Wertmass für Qualität: die Speisekarte

1489 sei das Geburtsjahr der Speisekarte. Vor 517 Jahren ist nämlich den Teilnehmern einer fürstlichen Schmauserei in Regensburg ein «Zedel» vorgelegt worden, auf dem Stand, was alles aufgetischt werden würde. Das handgeschriebene Menü erregte insofern Aufsehen, weil man des bis dahin geschätzten Überraschungseffektes enthoben war und seinen Appetit für die «besten Trachten», so nannte man damals die einzelnen Gänge, sparen konnte, wie sich die Herrschaften laut Chronik wohlgefällig zuraunten.
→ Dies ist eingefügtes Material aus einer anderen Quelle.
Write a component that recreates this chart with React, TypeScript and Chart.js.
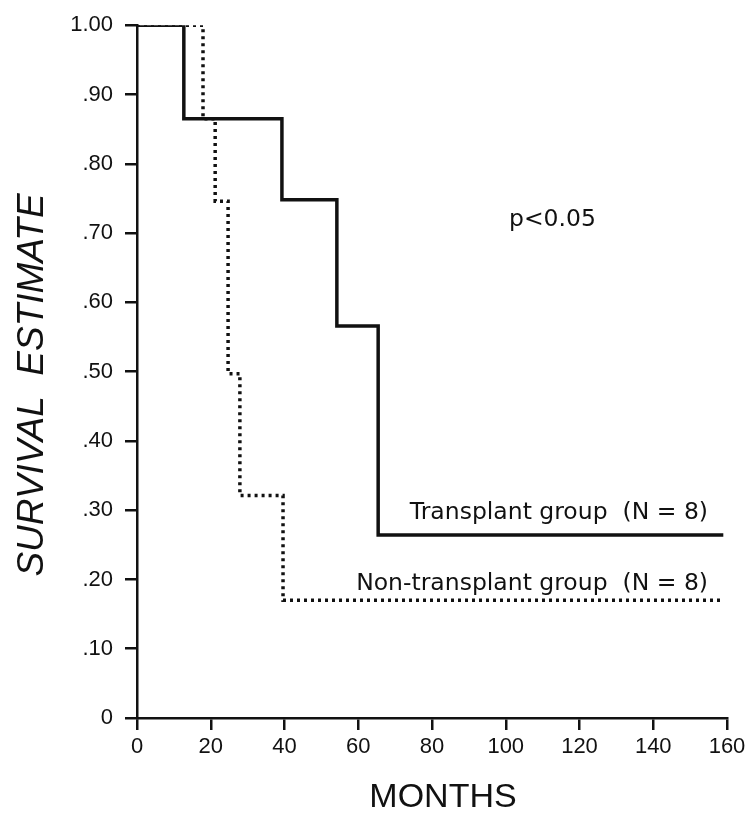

Vermutlich hat es früher schon Menükarten gegeben, doch aktenkundig ist halt der «Zedel» von 1489. Speisekarten sind ja nicht nur geschriebene Küche, sondern auch ein geschmackvolles Stück Kulturgeschichte und darüber hinaus ein Wertmass für kulinarische Qualität. Im Essen und Trinken spiegelt sich stets das Zeitgefühl: bombastisch im alten Rom, überwürzt im Mittelalter mit seinen kapitalen Fleischbergen, überladen im Barock, verspielt im Rokoko, aufregend neu im 19. Jahrhundert, dem Geburtstag der Grande Cuisine, opulent nach dem zweiten Weltkrieg, qualitätsbetont und global in unserem Jahrhundert. Naturgemäss hat man als Gast keine Röntgenaugen, um durch Mauern hindurch beobachten zu können, ob der Koch mit frischen Produkten arbeitet oder mit Fertigware. Um das Risiko zu mindern, genügt jedoch ein Blick auf die Speisekarte, denn da gibt es besondere Kennzeichen, die verraten, ob ein Gerechter oder ein Schlamper am Herd steht: – Die Speisekarte ist viele Seiten lang; ein Indiz gegen frisch zubereitete Gerichte. – Standard-Suppen; umfasst das Angebot nur Gulaschsuppe, Bouillon mit Ei, serbische Bohnensuppe, kann man von einer geringen Eigenleistung der Küche ausgehen. – Exotische Namen; wimmelt es von pompösen «Haremstöpfen», «Salat Erotica», «Steak à la Madison Avenue», so ist höchste Vorsicht geboten. Das ist ChichiKüche mit Resteverwertung. Und gibt es nicht einmal zwei Gerichte, die appetitliche Lust machen, sollte man das Lokal entweder gar nicht betreten oder sofort verlassen.